Finlandia, Svezia e il sostegno che si fa incerto

Forse era prevedibile che il primo Paese a reagire a questa gestione meno concitata del dossier ucraino, sarebbe stata la Finlandia. La quale Finlandia ha un ricordo tutto suo di quel che accadde all’inizio della Seconda Guerra Mondiale. Stiamo parlando di quel che si produsse nelle settimane successive all’accordo Molotov-Ribbentrop (fine agosto 1939). Ai primi di settembre la Germania hitleriana invase la Polonia e diede inizio alla guerra. Quindici giorni dopo — come previsto dalle clausole segrete del trattato tra i ministri degli Esteri tedesco e sovietico — l’Urss aggredì anch’essa la Polonia. Poi toccò a Estonia, Lettonia e Lituania. Successivamente fu la volta della Finlandia. Ma qui i russi ritrovarono un comandante militare, Carl Gustaf Emil Mannerheim che li aveva già sconfitti nel primo dopoguerra.

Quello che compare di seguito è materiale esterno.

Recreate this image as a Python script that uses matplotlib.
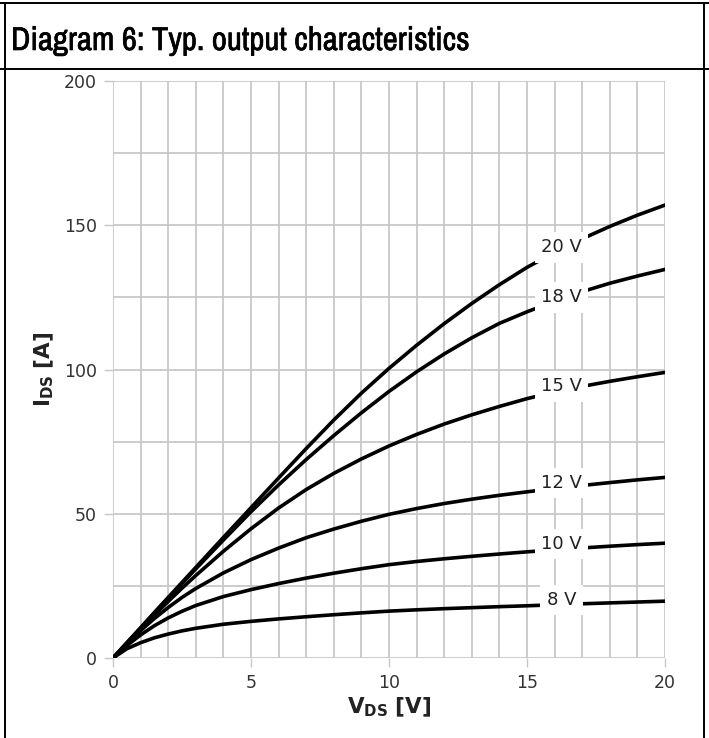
import matplotlib
matplotlib.use('Agg')
import matplotlib.pyplot as plt
import matplotlib.patheffects as pe
from matplotlib import font_manager
from matplotlib.lines import Line2D
from matplotlib.ticker import MultipleLocator

plt.rcParams['font.family'] = 'DejaVu Sans'
plt.rcParams['mathtext.fontset'] = 'dejavusans'

# data
vds = [0, 0.5, 1, 1.5, 2, 2.5, 3, 4, 5, 6, 7, 8, 9, 10, 11, 12, 13, 14, 15, 16, 17, 18, 19, 20]
id_8v = [0, 3.2, 5.3, 7.0, 8.3, 9.4, 10.3, 11.7, 12.7, 13.55, 14.3, 15.0, 15.65, 16.25,
         16.7, 17.1, 17.45, 17.8, 18.1, 18.45, 18.8, 19.1, 19.4, 19.7]
id_10v = [0, 4.3, 8.0, 11.2, 13.9, 16.2, 18.2, 21.3, 23.7, 25.8, 27.7, 29.4, 30.95, 32.35,
          33.45, 34.4, 35.25, 36.05, 36.8, 37.5, 38.15, 38.75, 39.3, 39.8]
id_12v = [0, 4.9, 9.5, 13.7, 17.5, 21.0, 24.1, 29.5, 34.1, 38.1, 41.7, 44.7, 47.4, 49.8,
          51.8, 53.55, 55.05, 56.4, 57.6, 58.75, 59.8, 60.8, 61.75, 62.6]
id_15v = [0, 5.0, 10.0, 14.9, 19.6, 24.2, 28.6, 37.0, 44.8, 52.0, 58.4, 64.0, 69.0, 73.5,
          77.5, 81.1, 84.3, 87.2, 89.9, 92.2, 94.15, 95.9, 97.5, 99.0]
id_18v = [0, 5.2, 10.4, 15.6, 20.7, 25.8, 30.9, 40.9, 50.7, 60.0, 68.8, 77.1, 85.0, 92.4,
          99.2, 105.4, 111.0, 116.0, 120.0, 123.7, 127.0, 129.9, 132.4, 134.7]
id_20v = [0, 5.3, 10.5, 15.8, 21.0, 26.2, 31.4, 41.8, 52.1, 62.4, 72.6, 82.5, 91.8, 100.4,
          108.4, 115.9, 122.9, 129.4, 135.4, 140.6, 145.3, 149.6, 153.5, 157.0]

curves = [id_8v, id_10v, id_12v, id_15v, id_18v, id_20v]
labels = ['8 V', '10 V', '12 V', '15 V', '18 V', '20 V']
label_x = 16.25
label_y = [20.1, 39.5, 60.6, 94.2, 125.0, 142.4]

fig = plt.figure(figsize=(7.09, 7.38), dpi=100)
ax = fig.add_axes([0.1594, 0.1084, 0.7785, 0.7818])

for ids in curves:
    ax.plot(vds, ids, color='black', lw=2.6, solid_joinstyle='round', zorder=3)

for lab, ly in zip(labels, label_y):
    ax.text(label_x, ly, lab, ha='center', va='center', fontsize=13, color='#222222',
            zorder=4, bbox=dict(boxstyle='square,pad=0.35', fc='white', ec='none'))

ax.set_xlim(0, 20)
ax.set_ylim(0, 200)
ax.xaxis.set_major_locator(MultipleLocator(5))
ax.xaxis.set_minor_locator(MultipleLocator(1))
ax.yaxis.set_major_locator(MultipleLocator(50))
ax.yaxis.set_minor_locator(MultipleLocator(25))
ax.grid(True, which='both', color='#c8c8c8', lw=1.3, zorder=0)
ax.set_axisbelow(True)
for s in ax.spines.values():
    s.set_visible(False)
ax.tick_params(which='major', length=6.5, width=1, color='#c8c8c8', labelsize=12.5,
               labelcolor='#333333', pad=5)
ax.tick_params(which='minor', length=0)

ax.set_xlabel(r'$\mathbf{V_{DS}}$ $\mathbf{[V]}$', fontsize=15.5, labelpad=3, color='#222222')
ax.set_ylabel(r'$\mathbf{I_{DS}}$ $\mathbf{[A]}$', fontsize=15.5, labelpad=6, color='#222222')

# frame and title band
W, H = 709, 738
def fx(px):
    return px / W
def fy(py):
    return 1 - py / H
for xs, ys in [((fx(5), fx(5)), (fy(3), 0)),
               ((fx(704), fx(704)), (fy(3), 0)),
               ((0, 1), (fy(3), fy(3))),
               ((0, 1), (fy(69), fy(69)))]:
    fig.add_artist(Line2D(xs, ys, color='black', lw=1.4))

# narrow font for the title if one is installed, 'Narrow' families first
narrow = [f for f in font_manager.fontManager.ttflist
          if (f.stretch in ('condensed', 'semi-condensed') or 'Narrow' in f.name
              or 'Condensed' in f.name) and 'Mono' not in f.name and 'Serif' not in f.name]
narrow.sort(key=lambda f: 'Narrow' not in f.name)
if narrow:
    title_kw = dict(family=narrow[0].name, stretch=narrow[0].stretch, weight='semibold')
else:
    title_kw = dict(family='Lato', weight='semibold')
title = fig.text(fx(11), fy(50), 'Diagram 6: Typ. output characteristics', ha='left',
                 va='baseline', fontsize=22, color='black', **title_kw)
fig.canvas.draw()
tw = title.get_window_extent().width
title.set_fontsize(22 * 459 / tw)
# thicken the strokes a little, the original title is semibold
title.set_path_effects([pe.withStroke(linewidth=0.45, foreground='black')])

fig.savefig('out.png', dpi=100)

Nel suo libro di memorie Nikita Chruscev, testimone diretto, ha scritto che Stalin nel ’39 si aspettava di vincere in tempi rapidi e pensava che la Finlandia si sarebbe liquefatta in pochissimi giorni. La consueta illusione dei despoti quando si avventurano in una guerra. Invece gli uomini di Mannerheim inchiodarono i russi per oltre tre mesi infliggendo loro qualche umiliazione e costringendo il dittatore georgiano a destituire in tutta fretta alcuni importanti capi militari. Ad un certo punto si sperò, a Helsinki, in un appoggio da Francia e Gran Bretagna. Aiuto che però non giunse mai. I sovietici lasciarono sul campo un numero di morti superiore tre o quattro volte a quello degli aggrediti. E subirono un’onta militare che, secondo molti storici, fu all’origine, un anno dopo, della decisione hitleriana di attaccare l’Urss (22 giugno 1941). Ma è agli atti una lettera a Benito Mussolini (8 marzo 1940) nella quale il Führer assolve in buona sostanza le truppe di Stalin sostenendo che in una battaglia combattuta a 30/40 gradi sottozero nessuno avrebbe potuto vincere in tempi più rapidi. In ogni caso i finlandesi ne guadagnarono in prestigio. Prestigio che fruttò loro, a guerra finita, la riconquista dell’indipendenza. Accompagnata da un’iper-neutralità (ribattezzata «finlandizzazione») che però garantì loro relativa autonomia e sopravvivenza. Può essere che ora siano imprudenti nel chiedere di essere ammessi nella Nato. Però forse ancora più avventato sarebbe, in caso di attacco dalla Russia, mettersi nelle mani dell’Europa.